**Work to do**
Repeat, exactly and only, the lines from the beginning of the data through the line with "const HEIGHT = 633;". Pictures are left out.

**Recorded data**

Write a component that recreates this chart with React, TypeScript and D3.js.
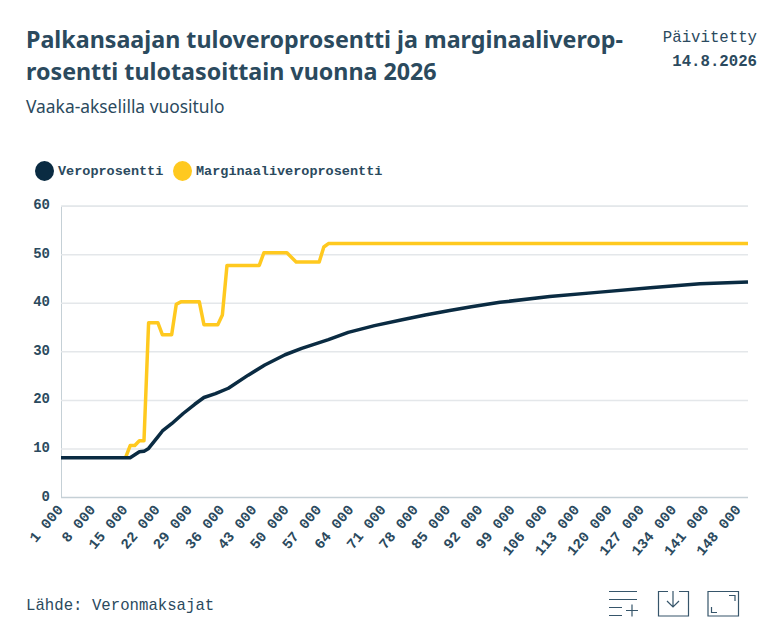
import { useEffect, useRef } from "react";
import * as d3 from "d3";

const WIDTH = 778;
const HEIGHT = 633;

const TITLE_LINES = [
  "Palkansaajan tuloveroprosentti ja marginaaliverop-",
  "rosentti tulotasoittain vuonna 2026",
];
const SUBTITLE = "Vaaka-akselilla vuositulo";
const SOURCE = "Lähde: Veronmaksajat";
const UPDATED_LABEL = "Päivitetty";
const UPDATED_DATE = "14.8.2026";

const SERIES_NAMES = ["Veroprosentti", "Marginaaliveroprosentti"];
const SERIES_COLORS = ["#0a2b42", "#ffc91f"];

const yTicks = [0, 10, 20, 30, 40, 50, 60];
const xTicks = [
  1000, 8000, 15000, 22000, 29000, 36000, 43000, 50000, 57000, 64000, 71000,
  78000, 85000, 92000, 99000, 106000, 113000, 120000, 127000, 134000, 141000,
  148000,
];

// Values (income, percent)
const taxIncome = [
  1000, 16000, 18000, 19000, 20000, 22000, 23000, 25000, 27500, 30000, 32000,
  34500, 37300, 41600, 45200, 49600, 53200, 59000, 63300, 69000, 75000, 80000,
  85300, 90000, 96200, 107000, 117900, 128800, 139600, 150000,
];
const taxRate = [
  8.1, 8.1, 9.3, 9.4, 10, 12.4, 13.6, 15.1, 17.2, 19.1, 20.5, 21.3, 22.4, 25.1,
  27.2, 29.3, 30.6, 32.4, 33.9, 35.3, 36.5, 37.5, 38.4, 39.2, 40.1, 41.3, 42.2,
  43.1, 43.9, 44.3,
];
const marginalIncome = [
  15000, 16000, 17000, 18000, 19000, 20000, 22000, 23000, 25000, 26000, 27000,
  31000, 32000, 35000, 36000, 37000, 44000, 45000, 50000, 52000, 57000, 58000,
  59000, 150000,
];
const marginalRate = [
  8.1, 10.6, 10.6, 11.6, 11.6, 35.9, 35.9, 33.4, 33.4, 39.7, 40.2, 40.2, 35.5,
  35.5, 37.5, 47.7, 47.7, 50.3, 50.3, 48.4, 48.4, 51.5, 52.2, 52.2,
];

const SANS = "'Noto Sans', sans-serif";
const MONO = "'Liberation Mono', monospace";
const TEXT = "#2b4a5e";
const GRID = "#e4e7ea";
const AXIS = "#c5d0d6";

const margin = { top: 205.7, right: 30, bottom: 136, left: 61 };

export default function App() {
  const ref = useRef<SVGSVGElement | null>(null);

  useEffect(() => {
    const svg = d3.select(ref.current);
    svg.selectAll("*").remove();

    const x = d3
      .scaleLinear()
      .domain([1000, 150000])
      .range([margin.left, WIDTH - margin.right]);
    const y = d3
      .scaleLinear()
      .domain([0, 60])
      .range([HEIGHT - margin.bottom, margin.top]);

    // Heading
    TITLE_LINES.forEach((t, i) => {
      svg
        .append("text")
        .attr("x", 26)
        .attr("y", 48 + i * 32)
        .attr("font-family", SANS)
        .attr("font-weight", 700)
        .attr("font-size", 23.25)
        .attr("fill", TEXT)
        .text(t);
    });
    svg
      .append("text")
      .attr("x", 26)
      .attr("y", 113)
      .attr("font-family", SANS)
      .attr("font-size", 17.4)
      .attr("fill", TEXT)
      .text(SUBTITLE);
    svg
      .append("text")
      .attr("x", 757)
      .attr("y", 42)
      .attr("text-anchor", "end")
      .attr("font-family", MONO)
      .attr("font-size", 15.7)
      .attr("fill", TEXT)
      .text(UPDATED_LABEL);
    svg
      .append("text")
      .attr("x", 757)
      .attr("y", 66)
      .attr("text-anchor", "end")
      .attr("font-family", MONO)
      .attr("font-weight", 700)
      .attr("font-size", 15.7)
      .attr("fill", TEXT)
      .text(UPDATED_DATE);

    // Legend
    const legendX = [44.5, 182.5];
    SERIES_NAMES.forEach((name, i) => {
      svg
        .append("ellipse")
        .attr("cx", legendX[i])
        .attr("cy", 171)
        .attr("rx", 9.5)
        .attr("ry", 10)
        .attr("fill", SERIES_COLORS[i]);
      svg
        .append("text")
        .attr("x", legendX[i] + 13.5)
        .attr("y", 175)
        .attr("font-family", MONO)
        .attr("font-weight", 700)
        .attr("font-size", 13.5)
        .attr("fill", TEXT)
        .text(name);
    });

    // Y axis and grid
    const yAxis = svg
      .append("g")
      .attr("transform", `translate(${margin.left},0)`)
      .call(
        d3
          .axisLeft(y)
          .tickValues(yTicks)
          .tickSize(-(WIDTH - margin.left - margin.right))
          .tickPadding(11),
      );
    yAxis.select(".domain").attr("stroke", AXIS);
    yAxis
      .selectAll(".tick line")
      .attr("stroke", (d) => (d === 0 ? AXIS : GRID))
      .attr("stroke-width", 1.5);
    yAxis
      .selectAll("text")
      .attr("font-family", MONO)
      .attr("font-weight", 700)
      .attr("font-size", 14)
      .attr("fill", TEXT)
      .attr("dy", "0.22em");

    // X axis
    const xAxis = svg
      .append("g")
      .attr("transform", `translate(0,${HEIGHT - margin.bottom})`)
      .call(
        d3
          .axisBottom(x)
          .tickValues(xTicks)
          .tickSize(0)
          .tickFormat((d) => d3.format(",")(d as number).replace(",", " ")),
      );
    xAxis.select(".domain").remove();
    xAxis
      .selectAll("text")
      .attr("font-family", MONO)
      .attr("font-weight", 700)
      .attr("font-size", 14.5)
      .attr("fill", TEXT)
      .attr("text-anchor", "end")
      .attr("dy", 0)
      .attr("transform", "translate(0,11) rotate(-50)");

    // Lines
    const line = d3
      .line<[number, number]>()
      .x((d) => x(d[0]))
      .y((d) => y(d[1]));
    const lines: [number, number][][] = [
      d3.zip(marginalIncome, marginalRate) as [number, number][],
      d3.zip(taxIncome, taxRate) as [number, number][],
    ];
    [SERIES_COLORS[1], SERIES_COLORS[0]].forEach((color) => {
      svg
        .append("path")
        .attr("d", line(lines[color === SERIES_COLORS[1] ? 0 : 1]))
        .attr("fill", "none")
        .attr("stroke", color)
        .attr("stroke-width", 3.5)
        .attr("stroke-linejoin", "round");
    });

    // Source
    svg
      .append("text")
      .attr("x", 26)
      .attr("y", 610)
      .attr("font-family", MONO)
      .attr("font-size", 15.7)
      .attr("fill", TEXT)
      .text(SOURCE);

    // Toolbar icons
    const icons = svg
      .append("g")
      .attr("fill", "none")
      .attr("stroke", "#36556a")
      .attr("stroke-width", 1.2);
    icons.append("path").attr("d", "M609 591.5H637M609 599.5H637M609 607.5H622M609 615.5H622M626 610.5H638M632 604.5V616.5");
    icons.append("path").attr("d", "M668 591.5H658.5V616H688.5V591.5H679M673 591V607M667 601L673 607L679 601");
    icons.append("path").attr("d", "M708 591.5H738.5V616H708ZM729 595.5H735V601M711.5 607V612.5H717");
  }, []);

  return (
    <svg
      ref={ref}
      width={WIDTH}
      height={HEIGHT}
      style={{ position: "absolute", left: 0, top: 0, display: "block" }}
    />
  );
}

**Written reply**
Write a component that recreates this chart with React, TypeScript and D3.js.
import { useEffect, useRef } from "react";
import * as d3 from "d3";

const WIDTH = 778;
const HEIGHT = 633;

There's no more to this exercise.